A "flesh-eating" bacteria, a manifestation of the Strep A Bacteria, is spreading rapidly in Japan, with Tokyo being a hotspot, The Telegraph reported.

This year, the country has reported 977 cases of streptococcal toxis shock syndrome (STSS), surpassing the previous high of 941 cases in 2023.

While the Strep A Bacteria is common and often symptom-free, it can lead to various illnesses and, in severe cases, cause necrotising fasciitis, commonly known as “flesh-eating disease”.

This condition occurs when the bacteria invade deep tissue and muscle through cuts and wounds and it is currently spreading at record rates in Japan, according to data from the county's National Institute of Infectious Diseases this week.

Symptoms begin with a fever or muscle aches, followed by low blood pressure. This may lead to organ failure and septic shock within 48 hours.

This condition can be deadly without rapid treatment with antibiotics.
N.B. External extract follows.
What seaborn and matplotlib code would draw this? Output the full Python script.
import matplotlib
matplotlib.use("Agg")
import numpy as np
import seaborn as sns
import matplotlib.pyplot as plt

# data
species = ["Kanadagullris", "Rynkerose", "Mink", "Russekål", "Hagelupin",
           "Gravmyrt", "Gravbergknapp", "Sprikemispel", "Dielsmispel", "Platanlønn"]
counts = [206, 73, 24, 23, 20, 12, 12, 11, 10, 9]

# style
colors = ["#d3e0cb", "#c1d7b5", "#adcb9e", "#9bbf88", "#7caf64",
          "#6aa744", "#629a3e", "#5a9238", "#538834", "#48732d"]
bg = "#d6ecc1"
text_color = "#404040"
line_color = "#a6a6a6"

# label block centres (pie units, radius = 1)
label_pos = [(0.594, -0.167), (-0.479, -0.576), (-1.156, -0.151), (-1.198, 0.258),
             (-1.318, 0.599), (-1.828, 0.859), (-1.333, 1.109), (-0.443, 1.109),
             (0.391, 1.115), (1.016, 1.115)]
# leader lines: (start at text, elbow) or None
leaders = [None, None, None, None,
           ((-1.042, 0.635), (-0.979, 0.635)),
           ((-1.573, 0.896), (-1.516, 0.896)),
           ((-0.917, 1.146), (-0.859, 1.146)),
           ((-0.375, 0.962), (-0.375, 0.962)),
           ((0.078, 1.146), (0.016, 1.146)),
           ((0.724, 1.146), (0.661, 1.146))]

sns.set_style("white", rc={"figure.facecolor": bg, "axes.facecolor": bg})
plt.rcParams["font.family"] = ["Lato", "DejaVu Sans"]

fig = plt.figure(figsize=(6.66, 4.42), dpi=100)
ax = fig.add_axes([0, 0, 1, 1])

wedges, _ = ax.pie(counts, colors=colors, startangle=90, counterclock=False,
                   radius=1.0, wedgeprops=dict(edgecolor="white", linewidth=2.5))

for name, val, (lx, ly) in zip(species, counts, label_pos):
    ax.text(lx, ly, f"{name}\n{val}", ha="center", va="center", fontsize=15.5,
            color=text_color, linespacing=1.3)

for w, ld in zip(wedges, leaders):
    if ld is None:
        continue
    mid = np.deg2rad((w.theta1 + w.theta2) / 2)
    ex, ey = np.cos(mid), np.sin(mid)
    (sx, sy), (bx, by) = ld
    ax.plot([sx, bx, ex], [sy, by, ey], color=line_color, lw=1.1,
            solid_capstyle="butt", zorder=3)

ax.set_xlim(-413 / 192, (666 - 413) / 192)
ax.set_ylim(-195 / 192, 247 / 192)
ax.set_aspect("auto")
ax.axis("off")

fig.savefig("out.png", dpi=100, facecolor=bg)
Japan's capital, Tokyo, has been the most affected region in the country. It has recorded 145 cases in the first six months of 2024 with most patient over 30 years old.

Meanwhile, the death rate has been recorded at around 30%.

"It is not unusual to see ‘surges’ in cases, [and] we have had such surges in the UK in the past,” said Jon Cohen, Emeritus Professor of Infectious Diseases at Brighton and Sussex Medical School. 

"Occasionally the explanation is a new strain of bacteria, but otherwise there is often not a really good explanation other than local contagion."